PROBLEM DETAILS: Will you repeat only the lines from the one with "Write a component" through the one with "const monthIndex: number[]", both included, leaving every picture out?

EXERCISE MATERIALS:

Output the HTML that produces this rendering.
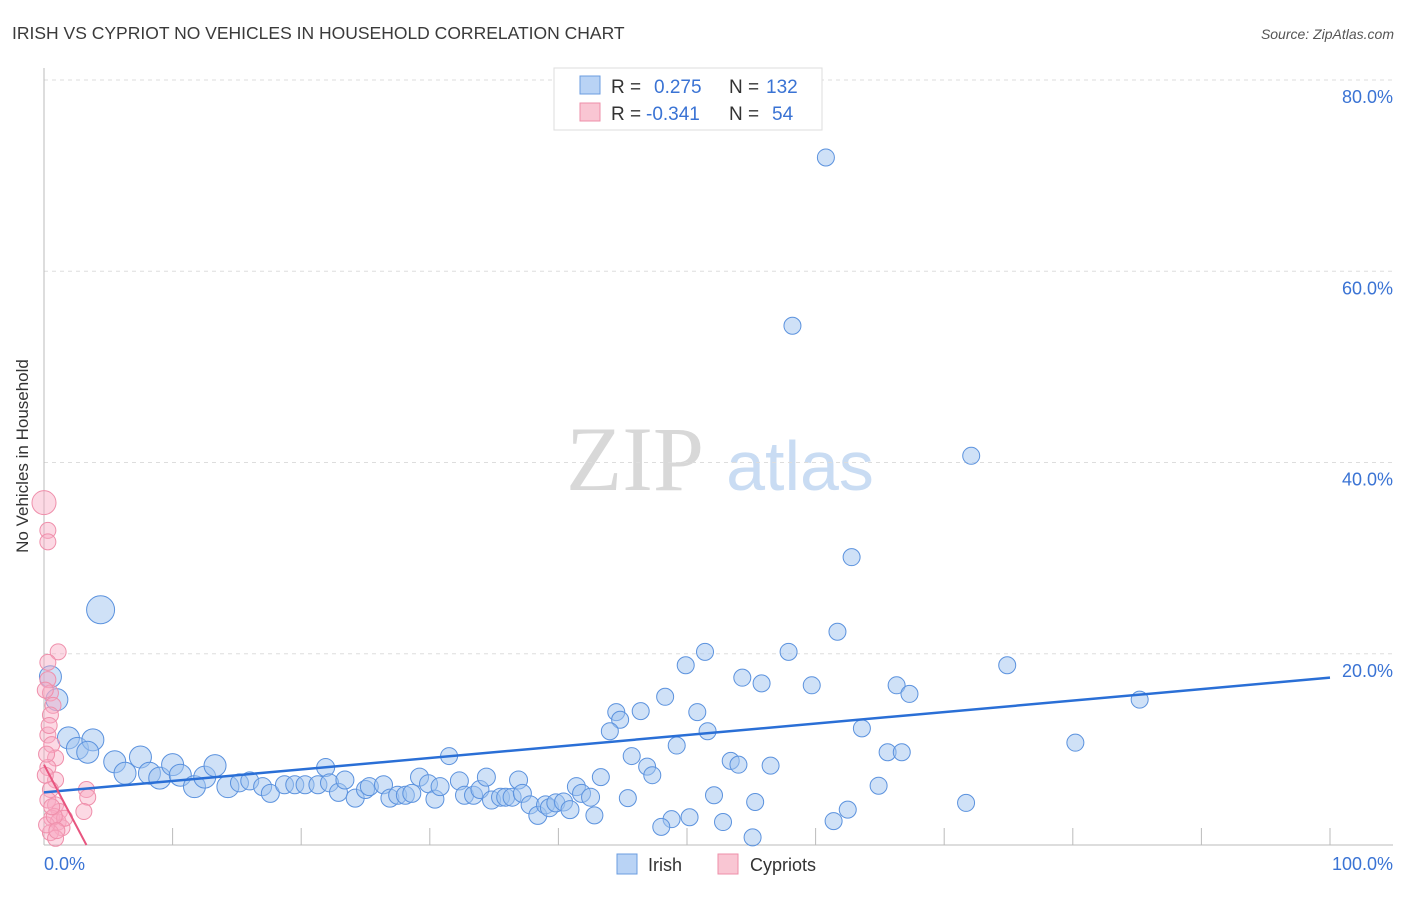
<!DOCTYPE html>
<html><head><meta charset="utf-8"><style>
body{margin:0;background:#fff;font-family:"Liberation Sans",sans-serif}
svg text{font-family:"Liberation Sans",sans-serif}
</style></head><body>
<svg id="c" width="1406" height="892">
<text x="12" y="39" font-size="17.5" fill="#3a3a3a">IRISH VS CYPRIOT NO VEHICLES IN HOUSEHOLD CORRELATION CHART</text>
<text x="1394" y="39" font-size="14" fill="#555" font-style="italic" text-anchor="end">Source: ZipAtlas.com</text>
<g>
<text x="635" y="490" font-size="92" fill="#d8d8d8" text-anchor="middle" font-family="Liberation Serif" style="font-family:'Liberation Serif',serif">ZIP</text>
<text x="800" y="490" font-size="70" fill="#c9dcf3" text-anchor="middle">atlas</text>
</g>
<g id="grid"></g><g id="axes"></g><g id="pts"></g><g id="trend"></g>
<text x="28" y="456" font-size="17" fill="#333" text-anchor="middle" transform="rotate(-90 28 456)">No Vehicles in Household</text>
<g>
<rect x="554" y="68" width="268" height="62" fill="#fff" stroke="#ddd"/>
<rect x="580" y="76" width="20" height="18" fill="#b9d3f5" stroke="#6b9de0"/>
<text x="611" y="93" font-size="19" fill="#333">R =</text><text x="654" y="93" font-size="19" fill="#3a73d4">0.275</text>
<text x="729" y="93" font-size="19" fill="#333">N =</text><text x="766" y="93" font-size="19" fill="#3a73d4">132</text>
<rect x="580" y="103" width="20" height="18" fill="#f9c6d3" stroke="#ee8fa8"/>
<text x="611" y="120" font-size="19" fill="#333">R =</text><text x="646" y="120" font-size="19" fill="#3a73d4">-0.341</text>
<text x="729" y="120" font-size="19" fill="#333">N =</text><text x="772" y="120" font-size="19" fill="#3a73d4">54</text>
</g>
<g>
<rect x="617" y="854" width="20" height="20" fill="#b9d3f5" stroke="#6b9de0"/>
<text x="648" y="871" font-size="18" fill="#333">Irish</text>
<rect x="718" y="854" width="20" height="20" fill="#f9c6d3" stroke="#ee8fa8"/>
<text x="750" y="871" font-size="18" fill="#333">Cypriots</text>
</g>
</svg>
<script>
const yTicks=[20,40,60,80];
const yTickLabels=["20.0%","40.0%","60.0%","80.0%"];
const xTickLabels=["0.0%","100.0%"];
const irishX=[0.5,1.0,1.9,2.6,3.8,3.4,5.5,6.3,7.5,8.2,9.0,10.0,10.6,11.7,12.5,13.3,14.3,15.2,16.0,17.0,17.6,18.7,19.5,20.3,21.3,21.9,22.2,22.9,23.4,24.2,25.0,25.3,26.4,26.9,27.5,28.1,28.6,29.2,29.9,30.4,30.8,32.3,32.7,33.4,33.9,34.4,34.8,35.5,35.9,36.4,36.9,37.2,37.8,38.4,39.0,39.3,39.8,40.4,40.9,41.4,41.8,42.5,4.4,
60.8,58.2,72.1,62.8,61.7,51.4,57.9,49.9,74.9,54.3,55.8,59.7,66.3,67.3,48.3,85.2,44.5,46.4,50.8,44.8,44.0,51.6,63.6,49.2,80.2,65.6,66.7,31.5,45.7,53.4,54.0,56.5,46.9,47.3,43.3,64.9,52.1,45.4,55.3,71.7,62.5,50.2,48.8,61.4,52.8,48.0,55.1,42.8];
const irishY=[17.6,15.2,11.2,10.1,11.0,9.7,8.7,7.5,9.2,7.5,7.0,8.4,7.3,6.1,7.1,8.3,6.1,6.5,6.7,6.1,5.4,6.3,6.3,6.3,6.3,8.1,6.5,5.5,6.8,4.9,5.8,6.1,6.3,4.9,5.2,5.2,5.4,7.1,6.4,4.8,6.1,6.7,5.2,5.2,5.8,7.1,4.7,5.0,5.0,5.0,6.8,5.4,4.2,3.1,4.2,3.9,4.4,4.5,3.7,6.1,5.4,5.0,24.6,
71.9,54.3,40.7,30.1,22.3,20.2,20.2,18.8,18.8,17.5,16.9,16.7,16.7,15.8,15.5,15.2,13.9,14.0,13.9,13.1,11.9,11.9,12.2,10.4,10.7,9.7,9.7,9.3,9.3,8.8,8.4,8.3,8.2,7.3,7.1,6.2,5.2,4.9,4.5,4.4,3.7,2.9,2.7,2.5,2.4,1.9,0.8,3.1];
const cypX=[0,0.3,0.3,1.1,0.3,0.3,0.5,0.7,0.5,0.3,0.6,0.9,0.3,0.9,0.5,0.3,0.9,1.2,0.6,1.1,1.4,0.5,0.9,3.3,3.4,3.1,0.1,0.2,1.6,0.1,0.4,0.8,0.2,1.0,0.6];
const cypY=[35.8,32.9,31.7,20.2,19.1,17.3,15.9,14.6,13.6,11.5,10.5,9.1,8.1,6.8,5.8,4.7,4.2,3.5,2.8,2.4,1.8,1.3,0.7,5.8,5.0,3.5,7.3,2.1,2.8,16.2,12.5,3.0,9.5,1.5,4.0];
const irishTrend=[[0,5.5],[100,17.5]];
const cypTrend=[[0,8.4],[3.3,0]];
const X0=44,X1=1330,Y0=845,Y80=80;
const sx=v=>X0+(X1-X0)*v/100, sy=v=>Y0-(Y0-Y80)*v/80;
const NS="http://www.w3.org/2000/svg";
function mk(t,p,a){const e=document.createElementNS(NS,t);for(const k in a)e.setAttribute(k,a[k]);p.appendChild(e);return e;}
const grid=document.getElementById('grid'),axes=document.getElementById('axes'),pts=document.getElementById('pts'),tr=document.getElementById('trend');
yTicks.forEach((v,i)=>{
 const l=mk('line',grid,{x1:X0,x2:1393,y1:sy(v),y2:sy(v),stroke:'#ddd','stroke-dasharray':'4,4'});
 
 
 const t=mk('text',grid,{x:1393,y:sy(v)+23,'font-size':18,fill:'#3a73d4','text-anchor':'end'});
 t.textContent=yTickLabels[i];
 
 
});
const ya=mk('line',axes,{x1:X0,x2:X0,y1:68,y2:Y0,stroke:'#bbb'});


const xa=mk('line',axes,{x1:X0,x2:1393,y1:Y0,y2:Y0,stroke:'#bbb'});


for(let i=1;i<=10;i++){const tk=mk('line',axes,{x1:sx(i*10),x2:sx(i*10),y1:Y0-17,y2:Y0,stroke:'#bbb'});
 
 }
const xl0=mk('text',axes,{x:X0,y:870,'font-size':18,fill:'#3a73d4'});xl0.textContent=xTickLabels[0];


const xl1=mk('text',axes,{x:1393,y:870,'font-size':18,fill:'#3a73d4','text-anchor':'end'});xl1.textContent=xTickLabels[1];


irishX.forEach((x,i)=>{const r=i==62?14:(i<62?(x<15?11:9):8.5);
 const c=mk('circle',pts,{cx:sx(x),cy:sy(irishY[i]),r:r,fill:'rgba(160,196,240,0.5)',stroke:'#5b92de','stroke-width':1});
 
 });
cypX.forEach((x,i)=>{const r=i==0?12:8;
 const c=mk('circle',pts,{cx:sx(x),cy:sy(cypY[i]),r:r,fill:'rgba(248,170,195,0.45)',stroke:'#ef8fab','stroke-width':1});
 
 });
const l1=mk('line',tr,{x1:sx(irishTrend[0][0]),y1:sy(irishTrend[0][1]),x2:sx(irishTrend[1][0]),y2:sy(irishTrend[1][1]),stroke:'#2a6fd6','stroke-width':2.5});


const l2=mk('line',tr,{x1:sx(cypTrend[0][0]),y1:sy(cypTrend[0][1]),x2:sx(cypTrend[1][0]),y2:sy(cypTrend[1][1]),stroke:'#e8557f','stroke-width':2});


</script>
</body></html>
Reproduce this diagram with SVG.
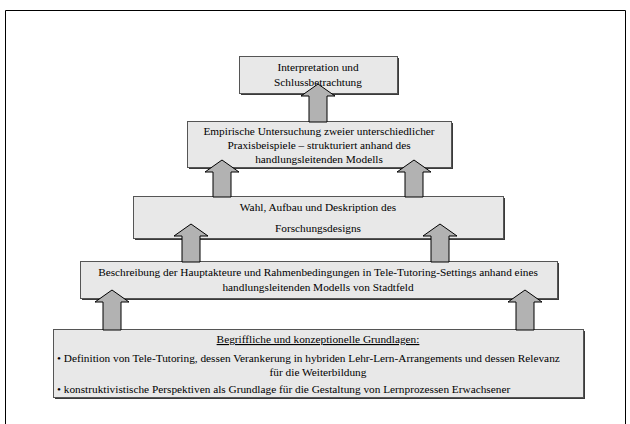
<svg xmlns="http://www.w3.org/2000/svg" width="630" height="424" viewBox="0 0 630 424">
<style>
.box{fill:#e8e8e8;stroke:#555;stroke-width:1}
.sh{fill:#3a3a3a}
.arr{fill:#b2b2b2;stroke:#000;stroke-width:1;stroke-linejoin:miter}
text{font-family:"Liberation Serif","Times New Roman",serif;font-size:11.3px;fill:#000}
.c{text-anchor:middle}
</style>
<rect width="630" height="424" fill="#fff"/>
<path d="M5.5,424 V10.5 H625.5 V424" fill="none" stroke="#000" stroke-width="1"/>

<g id="n5">
<rect class="sh" x="55" y="331" width="530" height="68"/>
<rect class="box" x="53.5" y="329.5" width="530" height="68"/>
<text class="c" x="318" y="343" text-decoration="underline">Begriffliche und konzeptionelle Grundlagen:</text>
<text x="57" y="362">• Definition von Tele-Tutoring, dessen Verankerung in hybriden Lehr-Lern-Arrangements und dessen Relevanz</text>
<text class="c" x="318" y="376">für die Weiterbildung</text>
<text x="57" y="393">• konstruktivistische Perspektiven als Grundlage für die Gestaltung von Lernprozessen Erwachsener</text>
</g>

<g id="n4">
<rect class="sh" x="82" y="263" width="477" height="37"/>
<rect class="box" x="80.5" y="261.5" width="477" height="37"/>
<text class="c" x="318" y="276">Beschreibung der Hauptakteure und Rahmenbedingungen in Tele-Tutoring-Settings anhand eines</text>
<text class="c" x="318" y="291">handlungsleitenden Modells von Stadtfeld</text>
</g>

<g id="n3">
<rect class="sh" x="135" y="198" width="370" height="42"/>
<rect class="box" x="133.5" y="196.5" width="370" height="42"/>
<text class="c" x="318" y="211">Wahl, Aufbau und Deskription des</text>
<text class="c" x="318" y="232">Forschungsdesigns</text>
</g>

<g id="n2">
<rect class="sh" x="189" y="123" width="264" height="46"/>
<rect class="box" x="187.5" y="121.5" width="264" height="46"/>
<text class="c" x="319" y="135">Empirische Untersuchung zweier unterschiedlicher</text>
<text class="c" x="319" y="149">Praxisbeispiele – strukturiert anhand des</text>
<text class="c" x="319" y="163">handlungsleitenden Modells</text>
</g>

<g id="n1">
<rect class="sh" x="241" y="58" width="158" height="37"/>
<rect class="box" x="239.5" y="56.5" width="158" height="37"/>
<text class="c" x="318" y="71">Interpretation und</text>
<text class="c" x="318" y="86">Schlussbetrachtung</text>
</g>

<g id="connectors">
<path class="arr" d="M318,84 L335,96 L327,96 L327,122 L309,122 L309,96 L301,96 Z"/>
<path class="arr" d="M222,160 L239,172 L231,172 L231,197 L213,197 L213,172 L205,172 Z"/>
<path class="arr" d="M414,160 L431,172 L423,172 L423,197 L405,197 L405,172 L397,172 Z"/>
<path class="arr" d="M191,224 L208,236 L200,236 L200,262 L182,262 L182,236 L174,236 Z"/>
<path class="arr" d="M440,224 L457,236 L449,236 L449,262 L431,262 L431,236 L423,236 Z"/>
<path class="arr" d="M112,290 L129,302 L121,302 L121,330 L103,330 L103,302 L95,302 Z"/>
<path class="arr" d="M525,290 L542,302 L534,302 L534,330 L516,330 L516,302 L508,302 Z"/>
</g>
</svg>
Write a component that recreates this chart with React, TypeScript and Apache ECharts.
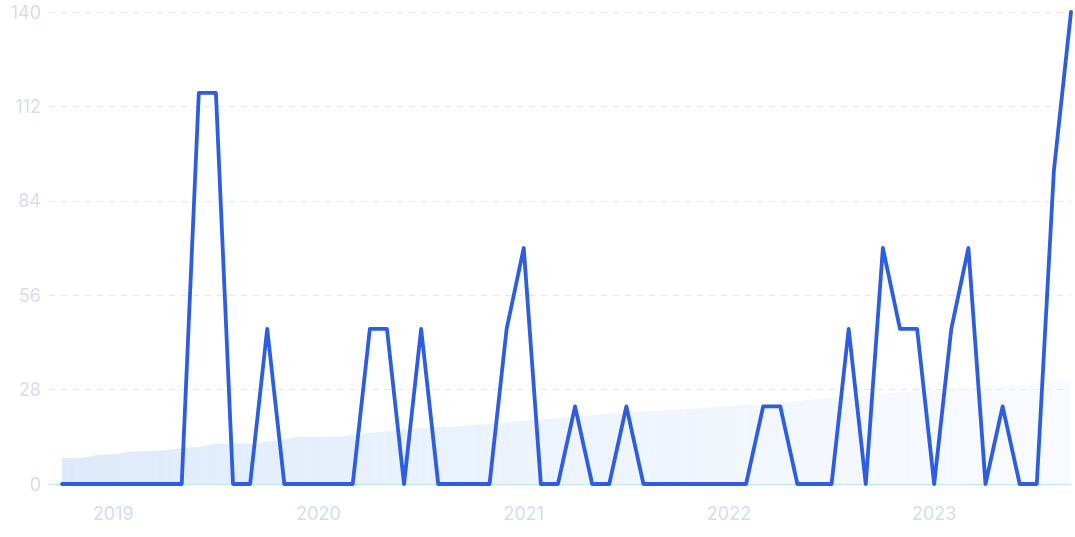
import React, { useEffect, useRef } from "react";
import * as echarts from "echarts";

const monthIndex: number[] = Array.from({ length: 60 }, (_, i) => i);

const seriesValues: number[] = [
  0, 0, 0, 0, 0, 0, 0, 0, 116, 116,
  0, 0, 46, 0, 0, 0, 0, 0, 46, 46,
  0, 46, 0, 0, 0, 0, 46, 70, 0, 0,
  23, 0, 0, 23, 0, 0, 0, 0, 0, 0,
  0, 23, 23, 0, 0, 0, 46, 0, 70, 46,
  46, 0, 46, 70, 0, 23, 0, 0, 93, 140,
];

const trendValues: number[] = [
  7.7, 7.7, 8.6, 8.9, 9.6, 9.8, 10.0, 10.7, 11.0, 11.9,
  12.0, 12.0, 12.6, 13.2, 14.0, 14.0, 14.0, 14.6, 15.2, 15.6,
  16.2, 16.5, 17.0, 17.0, 17.6, 17.8, 18.2, 18.8, 19.2, 19.6,
  20.0, 20.4, 20.8, 21.2, 21.6, 21.8, 22.0, 22.4, 22.8, 23.2,
  23.4, 23.6, 24.0, 24.6, 25.2, 25.6, 26.0, 26.4, 26.8, 27.2,
  27.6, 27.8, 28.2, 28.5, 28.8, 29.2, 29.6, 30.0, 30.5, 31.0,
];

const yearTickIndex: number[] = [3, 15, 27, 39, 51];
const yearLabels: string[] = ["2019", "2020", "2021", "2022", "2023"];

export default function App() {
  const ref = useRef<HTMLDivElement>(null);
  useEffect(() => {
    if (!ref.current) return;
    const chart = echarts.init(ref.current, undefined, { renderer: "svg" });
    const labelColor = "#d3dbf5";
    chart.setOption({
      animation: false,
      grid: { left: 49, right: 4, top: 12, bottom: 53, containLabel: false },
      xAxis: {
        type: "value",
        min: -0.76,
        max: 59,
        splitLine: { show: false },
        axisLine: { show: true, lineStyle: { color: "#bfe5fb", width: 1 } },
        axisTick: { show: false },
        axisLabel: {
          customValues: yearTickIndex,
          formatter: (v: number) => {
            const k = yearTickIndex.indexOf(Math.round(v));
            return k >= 0 ? yearLabels[k] : "";
          },
          color: labelColor,
          fontSize: 18,
          fontFamily: "Inter",
          margin: 20,
        },
      },
      yAxis: {
        type: "value",
        min: 0,
        max: 140,
        interval: 28,
        axisLine: { show: false },
        axisTick: { show: false },
        axisLabel: {
          color: labelColor,
          fontSize: 18,
          fontFamily: "Inter",
          margin: 8,
        },
        splitLine: {
          show: true,
          lineStyle: { color: "#e2e7f5", type: [6, 6], width: 1 },
        },
      },
      series: [
        {
          type: "line",
          data: monthIndex.map((i) => [i, trendValues[i]]),
          showSymbol: false,
          smooth: 0.3,
          lineStyle: { width: 0 },
          areaStyle: {
            opacity: 1,
            color: new echarts.graphic.LinearGradient(0, 0, 1, 0, [
              { offset: 0, color: "rgba(212,229,250,0.8)" },
              { offset: 1, color: "rgba(236,242,253,0.35)" },
            ]),
          },
          z: 1,
          silent: true,
        },
        {
          type: "line",
          data: monthIndex.map((i) => [i, seriesValues[i]]),
          showSymbol: false,
          smooth: false,
          lineStyle: { color: "#2d5de3", width: 3.8, join: "round", cap: "round" },
          z: 3,
        },
      ],
    });
    return () => chart.dispose();
  }, []);
  return (
    <div
      ref={ref}
      style={{ position: "fixed", left: 0, top: 0, width: 1075, height: 537 }}
    />
  );
}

FULL RESPONSE:
Write a component that recreates this chart with React, TypeScript and Apache ECharts.
import React, { useEffect, useRef } from "react";
import * as echarts from "echarts";

const monthIndex: number[] = Array.from({ length: 60 }, (_, i) => i);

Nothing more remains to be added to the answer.